Citi Chairman Has An Idea Re: Bank Regulators (Hint: There Should Be Fewer Of Them)
Some might say that a bank shouldn’t suggest that some of its regulators would be better out on the street than in a comfy office nit-picking what some other regulator has already nit-picked. Indeed, Citi Chairman Michael O’Neill said so himself. But he just can’t help it, so he’s going to come out and say it: When his bank inevitably does something wrong again, he’d really prefer to take only one irate phone call, rather than three.

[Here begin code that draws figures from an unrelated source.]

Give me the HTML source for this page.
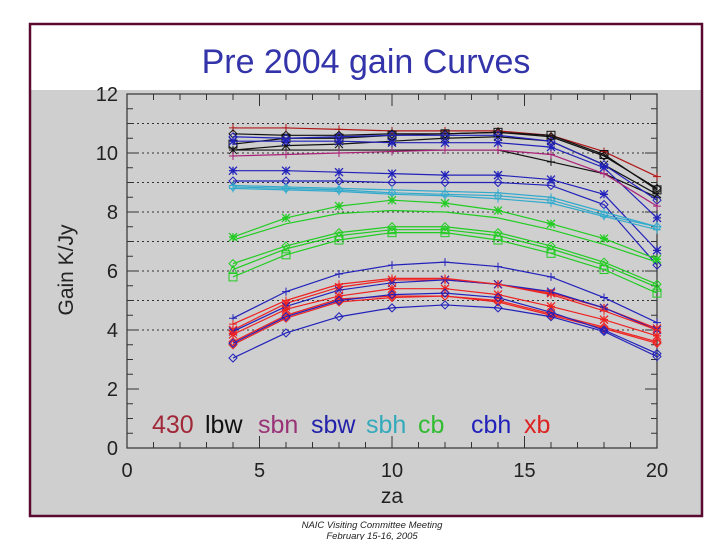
<!DOCTYPE html>
<html><head><meta charset="utf-8"><style>
body{margin:0;background:#fff;}
svg{display:block;}
</style></head><body>
<svg id="chart" width="720" height="540" viewBox="0 0 720 540" xmlns="http://www.w3.org/2000/svg" font-family="Liberation Sans, sans-serif">
<rect x="0" y="0" width="720" height="540" fill="#fff"/>
<rect x="31" y="90" width="670" height="425" fill="#cfcfcf"/>
<rect x="30" y="24" width="672" height="492" fill="none" stroke="#5a0a30" stroke-width="2.5"/>
<text x="366" y="73" text-anchor="middle" font-size="34" fill="#3333aa">Pre 2004 gain Curves</text>
<g id="grid"></g>
<g id="axes"></g>
<g id="series"></g>
<text transform="translate(73,270) rotate(-90)" text-anchor="middle" font-size="21" fill="#222">Gain  K/Jy</text>
<text x="392" y="503" text-anchor="middle" font-size="21" fill="#222">za</text>
<g font-size="25">
<text x="152" y="433" fill="#a02838">430</text>
<text x="205" y="433" fill="#111">lbw</text>
<text x="258" y="433" fill="#993377">sbn</text>
<text x="311" y="433" fill="#2222aa">sbw</text>
<text x="366" y="433" fill="#33aabb">sbh</text>
<text x="418" y="433" fill="#33bb33">cb</text>
<text x="471" y="433" fill="#2222bb">cbh</text>
<text x="524" y="433" fill="#dd2222">xb</text>
</g>
<text x="372" y="528" text-anchor="middle" font-size="9.5" font-style="italic" fill="#222">NAIC Visiting Committee Meeting</text>
<text x="372" y="539" text-anchor="middle" font-size="9.5" font-style="italic" fill="#222">February 15-16, 2005</text>
</svg>
<script>
const za = [4,6,8,10,12,14,16,18,20];
const xTicks = [0,5,10,15,20];
const yTicks = [0,2,4,6,8,10,12];
const gridVals = [4,5,6,7,8,9,10,11];
const seriesColors = ['#b01818','#111','#111','#111','#111','#2222bb','#2222bb','#aa2277','#2222bb','#2222bb','#33aacc','#33aacc','#33aacc','#22cc22','#22cc22','#22cc22','#22cc22','#22cc22','#2222bb','#ee2222','#2222bb','#ee2222','#ee2222','#ee2222','#ee2222','#2222bb','#2222bb'];
const seriesMarkers = ['+','s','d','x','+','d','*','+','*','d','+','d','+','*','n','d','t','s','+','*','x','+','*','d','d','d','d'];
const s0=[10.85,10.85,10.8,10.75,10.75,10.75,10.6,10.05,9.2];
const s1=[10.3,10.5,10.5,10.6,10.65,10.7,10.6,9.95,8.75];
const s2=[10.65,10.6,10.6,10.65,10.65,10.7,10.55,9.9,8.8];
const s3=[10.1,10.25,10.3,10.4,10.5,10.55,10.4,9.6,8.6];
const s4=[10.1,10.1,10.1,10.1,10.1,10.1,9.7,9.3,8.5];
const s5=[10.55,10.5,10.55,10.6,10.6,10.6,10.4,9.6,8.4];
const s6=[10.4,10.4,10.4,10.35,10.35,10.35,10.2,9.5,7.8];
const s7=[9.9,9.95,10.0,10.05,10.1,10.1,9.95,9.3,8.2];
const s8=[9.4,9.4,9.35,9.3,9.25,9.25,9.1,8.6,6.7];
const s9=[9.05,9.05,9.05,9.0,9.0,9.0,8.9,8.25,6.2];
const s10=[8.9,8.85,8.8,8.75,8.7,8.65,8.5,8.0,7.5];
const s11=[8.85,8.8,8.75,8.65,8.6,8.55,8.4,7.9,7.5];
const s12=[8.8,8.75,8.7,8.6,8.55,8.45,8.3,7.85,7.4];
const s13=[7.15,7.8,8.2,8.4,8.3,8.05,7.6,7.1,6.4];
const s14=[7.05,7.6,7.95,8.05,8.0,7.8,7.4,6.9,6.3];
const s15=[6.25,6.85,7.3,7.5,7.5,7.3,6.85,6.3,5.55];
const s16=[6.05,6.75,7.2,7.4,7.4,7.2,6.75,6.2,5.45];
const s17=[5.8,6.55,7.05,7.3,7.3,7.05,6.6,6.05,5.25];
const s18=[4.4,5.3,5.9,6.2,6.3,6.15,5.8,5.1,4.25];
const s19=[4.0,4.9,5.45,5.7,5.7,5.55,5.25,4.75,4.05];
const s20=[3.95,4.8,5.35,5.6,5.7,5.55,5.3,4.75,4.0];
const s21=[4.2,5.0,5.55,5.75,5.75,5.55,5.2,4.65,4.0];
const s22=[3.85,4.7,5.15,5.4,5.4,5.2,4.8,4.35,3.8];
const s23=[3.5,4.4,4.95,5.1,5.15,4.95,4.5,4.05,3.55];
const s24=[3.6,4.5,5.05,5.15,5.15,5.0,4.55,4.1,3.6];
const s25=[3.05,3.9,4.45,4.75,4.85,4.75,4.45,3.95,3.1];
const s26=[3.55,4.45,5.0,5.2,5.25,5.1,4.6,4.0,3.2];
const allSeries=[s0,s1,s2,s3,s4,s5,s6,s7,s8,s9,s10,s11,s12,s13,s14,s15,s16,s17,s18,s19,s20,s21,s22,s23,s24,s25,s26];

const NS='http://www.w3.org/2000/svg';
const X0=127,X1=657,Y0=448,Y1=94;
function xs(v){return X0+(v-0)/20*(X1-X0);}
function ys(v){return Y0-(v-0)/12*(Y0-Y1);}
function mk(tag,attrs,parent){const e=document.createElementNS(NS,tag);for(const k in attrs)e.setAttribute(k,attrs[k]);parent.appendChild(e);return e;}
const grid=document.getElementById('grid'),axes=document.getElementById('axes'),ser=document.getElementById('series');
gridVals.forEach(v=>{const l=mk('line',{x1:X0,x2:X1,y1:ys(v),y2:ys(v),stroke:'#333','stroke-width':1,'stroke-dasharray':'2,3'},grid);

});
const frame=mk('rect',{x:X0,y:Y1,width:X1-X0,height:Y0-Y1,fill:'none',stroke:'#333','stroke-width':1.2},axes);


for(let v=0;v<=20;v++){const major=v%5===0;const len=major?12:6;
mk('line',{x1:xs(v),x2:xs(v),y1:Y0,y2:Y0-len,stroke:'#333'},axes);
mk('line',{x1:xs(v),x2:xs(v),y1:Y1,y2:Y1+len,stroke:'#333'},axes);}
for(let v=0;v<=12;v+=0.5){const major=v%2===0;const len=major?12:6;
mk('line',{x1:X0,x2:X0+len,y1:ys(v),y2:ys(v),stroke:'#333'},axes);
mk('line',{x1:X1,x2:X1-len,y1:ys(v),y2:ys(v),stroke:'#333'},axes);}
xTicks.forEach(v=>{const t=mk('text',{x:xs(v),y:477,'text-anchor':'middle','font-size':20,fill:'#222'},axes);t.textContent=v;

});
yTicks.forEach(v=>{const t=mk('text',{x:118,y:ys(v)+7,'text-anchor':'end','font-size':20,fill:'#222'},axes);t.textContent=v;

});
function marker(g,type,x,y,c){const r=4;
if(type==='+'){mk('path',{d:`M${x-r} ${y}H${x+r}M${x} ${y-r}V${y+r}`,stroke:c,fill:'none'},g);}
else if(type==='x'){mk('path',{d:`M${x-r} ${y-r}L${x+r} ${y+r}M${x-r} ${y+r}L${x+r} ${y-r}`,stroke:c,fill:'none'},g);}
else if(type==='*'){mk('path',{d:`M${x-r} ${y}H${x+r}M${x} ${y-r}V${y+r}M${x-r} ${y-r}L${x+r} ${y+r}M${x-r} ${y+r}L${x+r} ${y-r}`,stroke:c,fill:'none','stroke-width':1.3},g);}
else if(type==='d'){mk('path',{d:`M${x} ${y-r}L${x+r} ${y}L${x} ${y+r}L${x-r} ${y}Z`,stroke:c,fill:'none'},g);}
else if(type==='s'){mk('rect',{x:x-r,y:y-r,width:2*r,height:2*r,stroke:c,fill:'none'},g);}
else if(type==='t'){mk('path',{d:`M${x} ${y-r}L${x+r} ${y+r}L${x-r} ${y+r}Z`,stroke:c,fill:'none'},g);}}
allSeries.forEach((s,i)=>{const g=mk('g',{},ser);


const c=seriesColors[i];
mk('polyline',{points:s.map((v,j)=>xs(za[j])+','+ys(v)).join(' '),fill:'none',stroke:c,'stroke-width':1.2},g);
s.forEach((v,j)=>marker(g,seriesMarkers[i],xs(za[j]),ys(v),c));});
</script>
</body></html>
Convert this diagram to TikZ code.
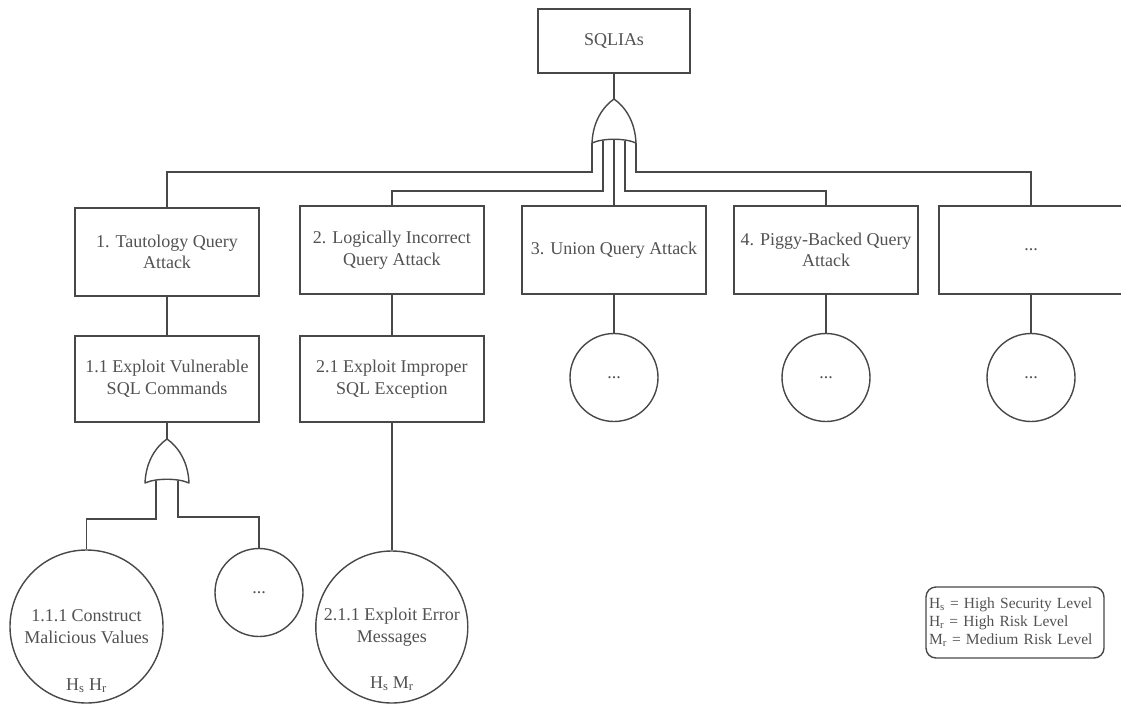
\documentclass[tikz,border=0pt]{standalone}
\usepackage{fontspec}
\setmainfont{Liberation Serif}
\definecolor{linec}{RGB}{72,72,72}
\definecolor{textc}{RGB}{82,82,82}
\newcommand\mybig{\fontsize{18}{21.6}\selectfont}
\newcommand\mylegend{\fontsize{15.5}{18}\selectfont}
\begin{document}
\begin{tikzpicture}[x=1pt,y=-1pt,line width=1.4pt,color=linec,
  box/.style={draw=linec,fill=white,minimum width=184pt,minimum height=88pt,align=center,inner sep=2pt,text=textc,font=\mybig},
  circ/.style={draw=linec,fill=white,circle,inner sep=0pt,align=center,text=textc,font=\mybig},
  gate/.style={draw=linec,fill=white,line join=round},
  rating/.style={text=textc,font=\mybig,anchor=base,inner sep=0pt},
  legend/.style={draw=linec,rounded corners=10pt,text width=172pt,inner xsep=3pt,minimum height=71pt,align=left,text=textc,font=\mylegend}]
\useasboundingbox (0,0) rectangle (1121,704);

% top
\node[box,minimum width=152pt,minimum height=64pt] (root) at (614,41) {SQLIAs};
\coordinate (gAtip) at (614,99);
\coordinate (gAl) at (592,143);
\coordinate (gAr) at (636,143);
\coordinate (a1) at (592,143);
\coordinate (a2) at (603,140.5);
\coordinate (a3) at (614,139.5);
\coordinate (a4) at (625,140.5);
\coordinate (a5) at (636,143);

% level 1
\node[box] (t1) at (167,252) {1. Tautology Query\\Attack};
\node[box] (t2) at (391.8,250) {2. Logically Incorrect\\Query Attack};
\node[box] (t3) at (614,250) {3. Union Query Attack};
\node[box] (t4) at (826,250) {4. Piggy-Backed Query\\Attack};
\node[box] (t5) at (1031,250) {...};

% level 2
\node[box,minimum height=86pt] (t11) at (167,379) {1.1 Exploit Vulnerable\\SQL Commands};
\node[box,minimum height=86pt] (t21) at (391.8,379) {2.1 Exploit Improper\\SQL Exception};

% circles under level 1
\node[circ,minimum size=88pt] (c3) at (614,377.5) {...};
\node[circ,minimum size=88pt] (c4) at (826,377.5) {...};
\node[circ,minimum size=88pt] (c5) at (1031,377.5) {...};

% lower gate
\coordinate (gBtip) at (167,439);
\coordinate (gBl) at (145,483);
\coordinate (gBr) at (189,483);
\coordinate (b1) at (156,480.5);
\coordinate (b2) at (178,480.5);

% leaves
\node[circ,minimum size=153pt] (c111) at (86.5,626.5) {1.1.1 Construct\\Malicious Values};
\node[circ,minimum size=88pt] (c112) at (259,592.5) {...};
\node[circ,minimum size=152pt] (c211) at (391.8,627) {2.1.1 Exploit Error\\Messages};
\node[rating] (r111) at (86.5,690) {H\textsubscript{s} H\textsubscript{r}};
\node[rating] (r211) at (391.8,688) {H\textsubscript{s} M\textsubscript{r}};

% legend
\node[legend] (leg) at (1015,622.5) {H\textsubscript{s} = High Security Level\\H\textsubscript{r} = High Risk Level\\M\textsubscript{r} = Medium Risk Level};

% connectors
\draw (root.south) -- (gAtip);
\draw (a1) -- ++(0,29) -| (t1.north);
\draw (a2) -- ++(0,50.5) -| (t2.north);
\draw (a3) -- (t3.north);
\draw (a4) -- ++(0,50.5) -| (t4.north);
\draw (a5) -- ++(0,29) -| (t5.north);
\draw (t1.south) -- (t11.north);
\draw (t2.south) -- (t21.north);
\draw (t3.south) -- (c3.north);
\draw (t4.south) -- (c4.north);
\draw (t5.south) -- (c5.north);
\draw (t11.south) -- (gBtip);
\draw (b1) -- ++(0,38.5) -| (c111.north);
\draw (b2) -- ++(0,36.5) -| (c112.north);
\draw (t21.south) -- (c211.north);

% gates
\draw[gate] (gAl) .. controls (593,120) and (604,106) .. (gAtip)
  .. controls (624,106) and (635,120) .. (gAr)
  .. controls (625,138) and (603,138) .. (gAl) -- cycle;
\draw[gate] (gBl) .. controls (146,460) and (157,446) .. (gBtip)
  .. controls (177,446) and (188,460) .. (gBr)
  .. controls (178,478) and (156,478) .. (gBl) -- cycle;
\end{tikzpicture}
\end{document}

Mr. O’Neill made the proposal to merge bank oversight from the current mix of the Fed, the Federal Deposit Insurance Corp. and the Office of the Comptroller of the Currency in a room full of regulators and financial experts….
“To be fair, they do make efforts to coordinate, but each has its own interests,” he said—not to mention different terms and timetables.
This did not sit at all well with Gary Gensler who, though he is no longer a regulator, is not interested in having Citi, of all banks, tell someone else how to do something. Plus, he’d thinking that dealing with convoluted bureaucratic mazes would be right in the Citi chairman’s wheelhouse.
On the panel, Mr. Gensler took the view that it is good to have multiple regulatory agencies because they can keep obscure products from falling through the cracks. He also lightly ribbed Mr. O’Neill, who at the start of his comments showed the audience a series of complicated diagrams to illustrate the regulatory overlap firms like his face.
“I would note that he did not put up the organizational chart of Citi,” Mr. Gensler said he told his fellow panelist, Mr. Johnson. Mr. Johnson’s reply, according to Mr. Gensler: “That’s because it’s Too Big To Graph.”